C’è un fatto su cui proprio il caos di oggi regala una certezza inoppugnabile: per conoscere, dati, analisi e teorie non bastano. Se la storia degli ultimi decenni lo aveva mostrato con chiarezza, quella attuale lo conferma senza più ombre di illusioni. Oggi abbiamo a disposizione un oceano di informazioni, letteralmente, e capacità di analizzarle che crescono a ritmi da vertigini. Abbiamo modalità sempre più invasive di raccogliere dati e disponiamo di algoritmi che li elaborano in tempo reale, per dirci con certezza quale volo dobbiamo prendere, che diagnosi potrà firmare il nostro medico o quanti mesi di carcere affibbierà un giudice a un imputato (in certi Paesi è già normale). Insomma, abbiamo informazioni e strumenti di una potenza enorme e per di più, come si usa dire, oggettivi, perché capaci di sterilizzare sempre di più l’incidenza del “fattore umano”.
Eppure, siamo più confusi che mai. Questa “metamorfosi del mondo”, come la chiamava il sociologo Ulrich Beck, ci lascia attoniti e spiazzati. E rilancia proprio quella domanda: cosa vuol dire, oggi, conoscere? E cosa vuol dire farlo da uomini, con una modalità adeguata alle nostre necessità, al nostro bisogno di certezze e di rapporti? E ancora: che contributo può dare il cristianesimo a questa urgenza? Di che diversità parla, per esempio, don Giussani, quando dice che «Giovanni e Andrea, i primi due che si imbatterono in Gesù, proprio seguendo quella persona eccezionale hanno imparato a conoscere diversamente»?
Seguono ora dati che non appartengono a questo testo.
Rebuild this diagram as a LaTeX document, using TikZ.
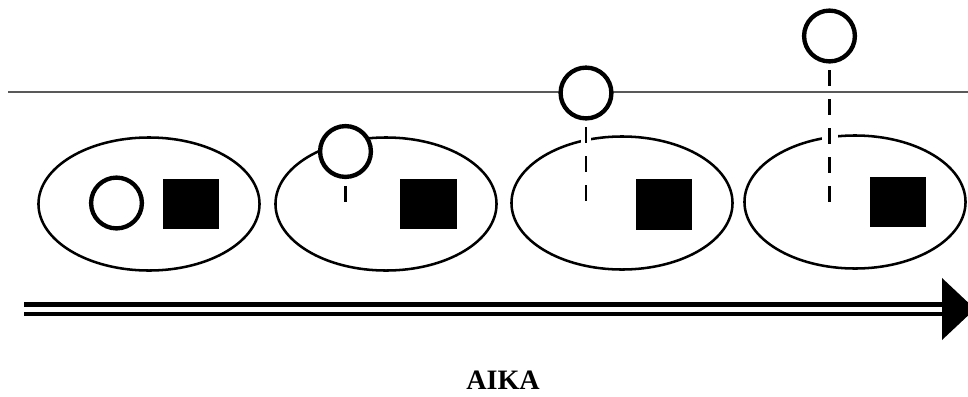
\documentclass[tikz,border=0pt]{standalone}
\usepackage{fontspec}
\setmainfont{Liberation Serif}
\usetikzlibrary{shapes.geometric, backgrounds}

\begin{document}
\begin{tikzpicture}[
            x = 0.025cm, y = -0.025cm,
            cell/.style = {draw, ellipse, line width = 1.8pt, inner sep = 0mm, minimum width = 5.525cm, minimum height = 3.325cm},
            ball/.style = {draw, circle, fill = white, line width = 3.1pt, inner sep = 0mm, minimum size = 1.27cm},
            block/.style = {fill, inner sep = 0mm, minimum width = 1.4cm, minimum height = 1.25cm},
            tether/.style = {draw, line width = 2.1pt, dash pattern = on 0.4cm off 0.325cm, shorten < = 0.17cm,
                preaction = {draw = white, line width = #1}},
            tether/.default = 0.3cm,
            level/.style = {draw, black!65, line width = 1.1pt},
            rail/.style = {draw, line width = #1},
        ]
        \useasboundingbox (0,0) rectangle (968,396);

        \node (c1) [ball] at (116.5,203) {};
        \node (c2) [ball] at (345.5,151.5) {};
        \node (c3) [ball] at (586,93) {};
        \node (c4) [ball] at (829.5,36) {};

        \node (s1) [block] at (191,204) {};
        \node (s2) [block] at (428.5,204) {};
        \node (s3) [block] at (664,204.5) {};
        \node (s4) [block] at (897.5,202) {};

        \begin{scope}[on background layer]
            \node (e1) [cell] at (149,204) {};
            \node (e2) [cell] at (386,204) {};
            \node (e3) [cell] at (622,203) {};
            \node (e4) [cell] at (855,202) {};

            \coordinate (d2) at (c2 |- e2);
            \coordinate (d3) at (c3 |- e3);
            \coordinate (d4) at (c4 |- e4);

            \path[tether] (c2) -- (d2);
            \path[tether=0.25cm] (c3) -- (d3);
            \path[tether=0.4cm] (c4) -- (d4);

            \coordinate (hl) at (8,92);
            \coordinate (hr) at (968,92);
            \path[level] (hl) -- (hr);
        \end{scope}

        \coordinate (t0) at (24,309);
        \coordinate (t1) at (942,309);
        \coordinate (tip) at (975,309);

        \path[rail = 0.14cm] ([yshift=0.11cm]t0) -- ([yshift=0.11cm]t1);
        \path[rail = 0.085cm] ([yshift=-0.125cm]t0) -- ([yshift=-0.125cm]t1);
        \fill ([yshift=0.775cm]t1) -- (tip) -- ([yshift=-0.775cm]t1) -- cycle;

        \node (title) [anchor = base, font = \bfseries\fontsize{20}{24}\selectfont] at (503,389) {AIKA};
    \end{tikzpicture}
\end{document}
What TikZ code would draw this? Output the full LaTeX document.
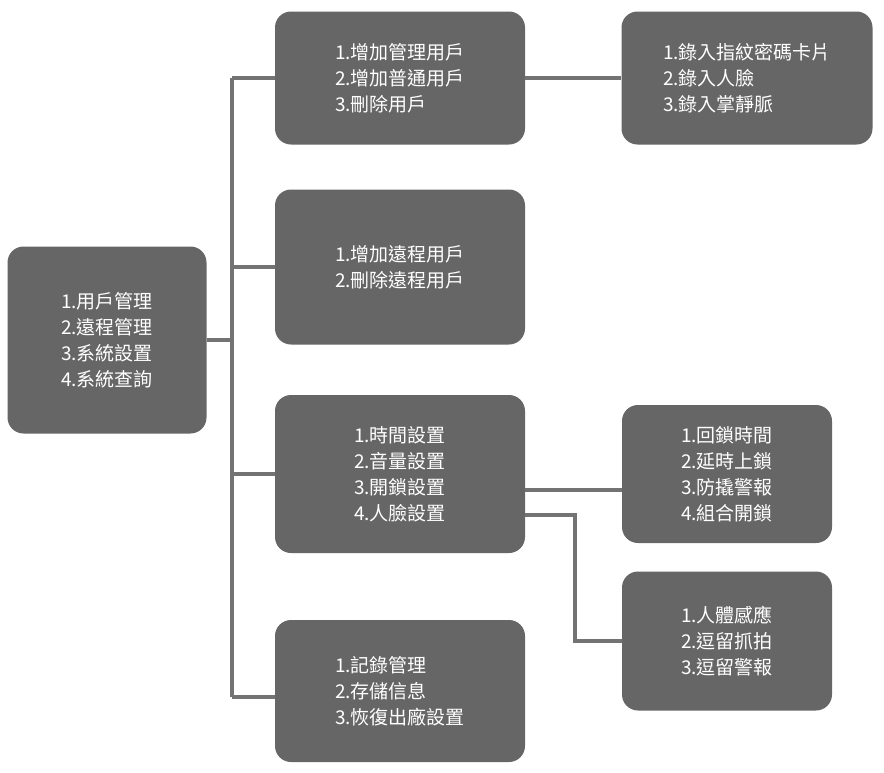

Ecco, in questo numero proviamo a cogliere qualche traccia di risposta. Con il percorso del “Primo piano”, fatto di riflessioni e testimonianze che spaziano dalla grande ricerca scientifica e tecnologica alla vita di ogni giorno. Ma anche con le storie raccontate nella seconda parte del giornale, come il reportage da una comunità che si occupa di disabili puntando tutto sulla loro umanità, la vicenda che ha portato ad allestire un recital della Divina Commedia in uno slum di Nairobi o l’intervista a Valentin Silvestrov, il grande compositore ucraino. Storie in cui il fattore umano della conoscenza emerge in tutta la sua forza. Per aiutarci a capire. E a conoscere.